Do lado do CDS, o eurodeputado Nuno Melo também destaca a Aliança Atlântica como protagonista. Também ao SOL, afirma que «o investimento e investigação europeia na área da Defesa, pensado em cooperação com a NATO, é uma coisa bem diferente de um exército europeu clássico em substituição da NATO». Para Melo, vice-presidente dos centristas, a «primeira hipótese é boa, por aumentar a própria eficácia de Portugal e outros países aliados na NATO, a par de oportunidades para universidades, empresas e criação de postos de trabalho».
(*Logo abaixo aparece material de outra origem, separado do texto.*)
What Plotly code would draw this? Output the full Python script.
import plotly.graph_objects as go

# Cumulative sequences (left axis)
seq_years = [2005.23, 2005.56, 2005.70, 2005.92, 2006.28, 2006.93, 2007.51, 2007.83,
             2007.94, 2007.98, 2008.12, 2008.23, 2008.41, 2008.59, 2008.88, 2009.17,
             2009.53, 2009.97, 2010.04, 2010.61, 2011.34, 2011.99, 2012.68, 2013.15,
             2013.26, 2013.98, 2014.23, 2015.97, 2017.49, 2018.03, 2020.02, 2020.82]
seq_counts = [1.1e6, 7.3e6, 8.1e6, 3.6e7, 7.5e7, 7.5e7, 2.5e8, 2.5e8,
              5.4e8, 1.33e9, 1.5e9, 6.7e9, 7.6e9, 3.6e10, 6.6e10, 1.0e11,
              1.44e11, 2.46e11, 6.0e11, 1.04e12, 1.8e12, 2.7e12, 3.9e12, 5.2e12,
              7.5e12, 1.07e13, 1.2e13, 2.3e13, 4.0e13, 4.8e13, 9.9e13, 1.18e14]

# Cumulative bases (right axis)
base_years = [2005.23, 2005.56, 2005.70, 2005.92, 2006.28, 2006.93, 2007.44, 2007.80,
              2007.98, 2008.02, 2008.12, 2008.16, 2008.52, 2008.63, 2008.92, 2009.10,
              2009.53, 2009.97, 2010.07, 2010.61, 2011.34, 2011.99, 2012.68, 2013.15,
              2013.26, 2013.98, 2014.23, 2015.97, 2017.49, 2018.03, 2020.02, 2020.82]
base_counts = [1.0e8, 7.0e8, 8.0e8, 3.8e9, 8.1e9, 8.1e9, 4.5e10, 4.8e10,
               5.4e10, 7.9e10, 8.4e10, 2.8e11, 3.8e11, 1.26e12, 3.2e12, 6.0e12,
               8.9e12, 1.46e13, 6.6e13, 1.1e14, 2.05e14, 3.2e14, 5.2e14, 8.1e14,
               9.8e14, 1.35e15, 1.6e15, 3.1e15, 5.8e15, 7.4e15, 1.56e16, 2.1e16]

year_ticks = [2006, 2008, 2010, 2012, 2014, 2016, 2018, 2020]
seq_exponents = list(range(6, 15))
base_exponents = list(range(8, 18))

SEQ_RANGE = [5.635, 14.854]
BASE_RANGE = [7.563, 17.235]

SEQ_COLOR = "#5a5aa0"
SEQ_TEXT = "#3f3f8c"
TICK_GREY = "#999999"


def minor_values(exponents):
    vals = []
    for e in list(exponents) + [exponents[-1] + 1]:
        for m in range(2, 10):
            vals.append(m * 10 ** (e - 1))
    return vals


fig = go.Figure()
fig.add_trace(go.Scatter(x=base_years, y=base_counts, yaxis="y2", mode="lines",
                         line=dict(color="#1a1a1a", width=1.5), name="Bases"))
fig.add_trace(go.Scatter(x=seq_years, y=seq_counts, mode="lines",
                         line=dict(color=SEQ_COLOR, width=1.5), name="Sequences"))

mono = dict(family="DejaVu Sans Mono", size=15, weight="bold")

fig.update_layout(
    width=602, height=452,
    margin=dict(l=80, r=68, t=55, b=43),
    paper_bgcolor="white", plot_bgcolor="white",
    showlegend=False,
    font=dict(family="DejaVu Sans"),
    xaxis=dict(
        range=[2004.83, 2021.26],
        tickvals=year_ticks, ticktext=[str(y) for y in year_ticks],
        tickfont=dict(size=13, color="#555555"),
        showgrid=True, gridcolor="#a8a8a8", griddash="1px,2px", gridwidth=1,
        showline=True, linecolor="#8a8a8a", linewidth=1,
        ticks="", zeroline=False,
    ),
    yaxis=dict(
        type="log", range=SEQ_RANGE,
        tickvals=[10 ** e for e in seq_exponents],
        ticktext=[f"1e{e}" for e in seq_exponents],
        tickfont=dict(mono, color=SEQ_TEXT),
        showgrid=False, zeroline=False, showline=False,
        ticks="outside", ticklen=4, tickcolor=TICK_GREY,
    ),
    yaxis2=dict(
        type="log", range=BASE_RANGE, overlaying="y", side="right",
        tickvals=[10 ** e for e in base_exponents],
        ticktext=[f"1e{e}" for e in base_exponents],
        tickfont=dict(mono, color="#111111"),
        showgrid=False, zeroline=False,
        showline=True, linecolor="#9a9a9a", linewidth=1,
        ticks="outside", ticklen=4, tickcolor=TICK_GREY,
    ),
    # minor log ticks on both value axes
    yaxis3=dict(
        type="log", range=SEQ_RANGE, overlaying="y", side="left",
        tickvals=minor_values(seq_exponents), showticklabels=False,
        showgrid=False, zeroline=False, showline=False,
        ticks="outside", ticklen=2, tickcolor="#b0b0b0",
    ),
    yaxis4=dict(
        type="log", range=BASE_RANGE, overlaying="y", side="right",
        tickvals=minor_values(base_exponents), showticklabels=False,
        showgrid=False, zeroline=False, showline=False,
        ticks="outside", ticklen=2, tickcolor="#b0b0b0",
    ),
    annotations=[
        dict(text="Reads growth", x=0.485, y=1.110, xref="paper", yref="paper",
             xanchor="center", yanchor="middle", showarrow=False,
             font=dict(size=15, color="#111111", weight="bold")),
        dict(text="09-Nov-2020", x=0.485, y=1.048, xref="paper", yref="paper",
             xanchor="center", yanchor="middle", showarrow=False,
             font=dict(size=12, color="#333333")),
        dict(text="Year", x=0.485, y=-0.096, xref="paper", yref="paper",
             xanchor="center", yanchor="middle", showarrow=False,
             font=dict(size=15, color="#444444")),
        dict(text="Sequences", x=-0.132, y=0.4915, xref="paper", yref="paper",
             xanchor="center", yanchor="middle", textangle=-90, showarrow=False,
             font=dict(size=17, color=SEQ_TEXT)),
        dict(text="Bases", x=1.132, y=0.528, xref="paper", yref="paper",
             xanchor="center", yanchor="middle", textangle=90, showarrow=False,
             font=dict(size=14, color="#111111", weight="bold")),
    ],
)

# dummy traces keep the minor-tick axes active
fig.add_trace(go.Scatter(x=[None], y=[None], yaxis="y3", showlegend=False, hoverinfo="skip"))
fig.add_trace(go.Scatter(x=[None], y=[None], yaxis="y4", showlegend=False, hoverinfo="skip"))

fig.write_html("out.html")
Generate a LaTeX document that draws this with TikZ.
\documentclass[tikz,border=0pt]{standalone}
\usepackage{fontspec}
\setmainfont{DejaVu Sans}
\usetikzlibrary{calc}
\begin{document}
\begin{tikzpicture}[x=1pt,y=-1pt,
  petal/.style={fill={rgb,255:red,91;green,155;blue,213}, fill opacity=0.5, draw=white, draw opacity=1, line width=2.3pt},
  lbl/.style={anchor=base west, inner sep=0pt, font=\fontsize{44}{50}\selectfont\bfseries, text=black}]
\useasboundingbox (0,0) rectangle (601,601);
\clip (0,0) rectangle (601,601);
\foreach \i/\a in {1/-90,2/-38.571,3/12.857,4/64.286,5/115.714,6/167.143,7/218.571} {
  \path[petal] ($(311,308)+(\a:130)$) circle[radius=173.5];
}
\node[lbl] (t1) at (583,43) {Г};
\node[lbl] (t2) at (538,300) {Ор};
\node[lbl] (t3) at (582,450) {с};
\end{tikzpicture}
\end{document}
Do lado do PCP, sem novidades, nem NATO, nem integração Europeia. Ao SOL, o deputado Jorge Machado afirma que «a elevação do projeto de integração europeia implica a perda de soberania nacional para transferi-la para o plano europeu» e isso é algo com que «o PCP não concorda».
«Desde logo na posição conjunta e nas negociações preliminares logo a seguir às eleições [legislativas] ficou muito claro que há matérias sobre as quais nós não temos acordo e uma delas é precisamente neste âmbito da Defesa», recorda o parlamentar comunista. «Sobre essa matéria ficou muito claro para nós que temos uma profunda divergência com o Partido Socialista e com o seu ministro [Azeredo Lopes]».
Jorge Machado revela mesmo que o PS sabe que aí «conta com o PSD e o CDS-PP» e não conta com o PCP. «É claro desde o início e vai continuar assim até ao final da legislatura», promete. Não sendo, portanto, a Europa ou a defesa europeia que anteciparão quaisquer eleições.